The Season 3 premiere is a mess, and was likely written as an afterthought, serving as the transition from California to the New York office. I wouldn’t be surprised if there were production issues with this one. The writing is downright weird in places, and Kate and George often seem like they would rather be elsewhere. The biggest problem is that the final episode is unnecessary. Once it becomes clear how the illusion works, there is already sufficient evidence for an arrest, and the trap is superfluous.

27) The Purloined Policies (Season 4)

Clumsily written with some truly cringeworthy moments. The one-note appeal of John Moschitta had already started to fade at the time of this episode’s release, but it’s not his fault that he’s given nothing to do here.  Talking really fast is not funny in and of itself, it’s just exhausting. The other guest star-an overeager bicycle enthusiast who tags along for no reason-is comparably annoying as well.

28) The Bermuda Triangle (Season 5)

What do daytime talk show hosts, pirates, a Humphrey Bogart impersonator, Revolutionary War espionage, and Belle from Beauty and the Beast have in common? They’re all in this bewildering episode for some reason. This is what I’m referring to when I say the more extravagant mysteries suffered. This one actually could have appeared higher on the list. Parts of it are ok, but the ending is particularly atrocious.

29) The Deceptive Data (Season 2)

It testifies to the strength of the writers that they could take a deadpan, middle-grade police procedural about math and make it not merely interesting, but fascinating a lot of the time. With some of the lesser episodes, well, the problems are real, but they’re never boring. This is the one exception. From start to finish, it’s just insufferably dull. The premise is already rather pointless (George’s favorite TV show is cancelled… but why?) and nothing worthwhile happens.

F Tier

30) The Galling Stones (Season 4)

It was hard to pick a favorite episode, but this one is clearly worst.
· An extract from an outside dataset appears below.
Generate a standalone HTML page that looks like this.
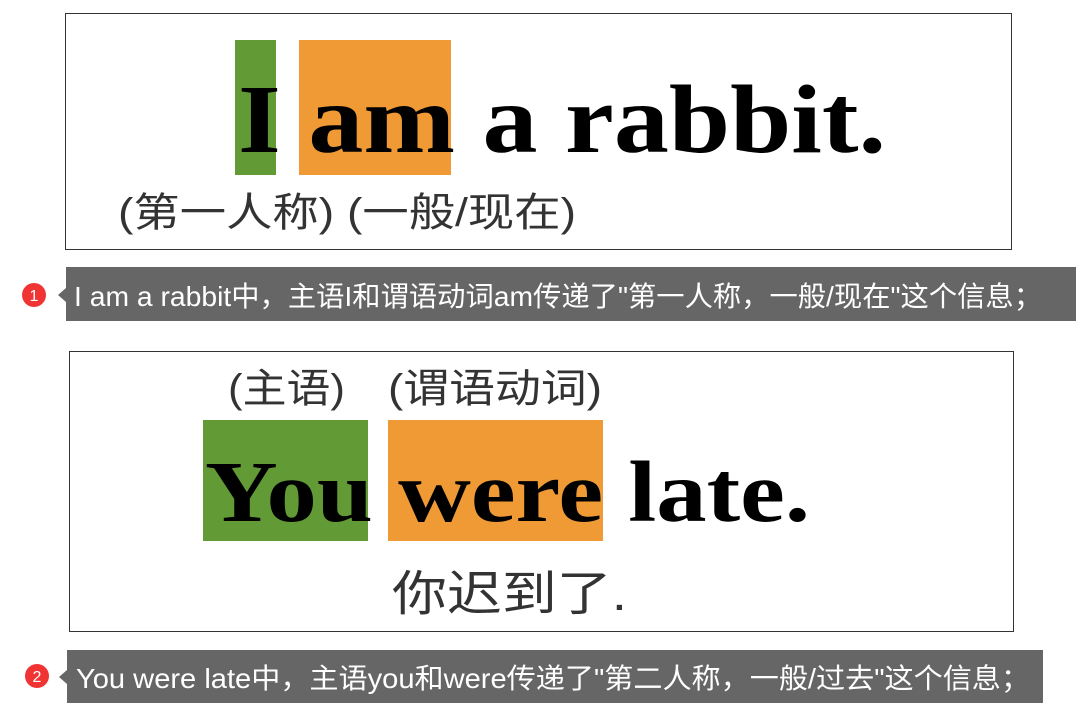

It’s hopeless from start to finish; all the rewrites in the world couldn’t have saved it. The writing is poor, the premise is stupid and utterly ignorant of legal procedure, and pretty much none of the jokes land. “The Trial of George Frankly” covered similar ground and also had plausibility problems, but one thing it did very well was convey a sense of existential dread. Here, everyone is maddeningly blasé about everything, which is very dissonant to watch.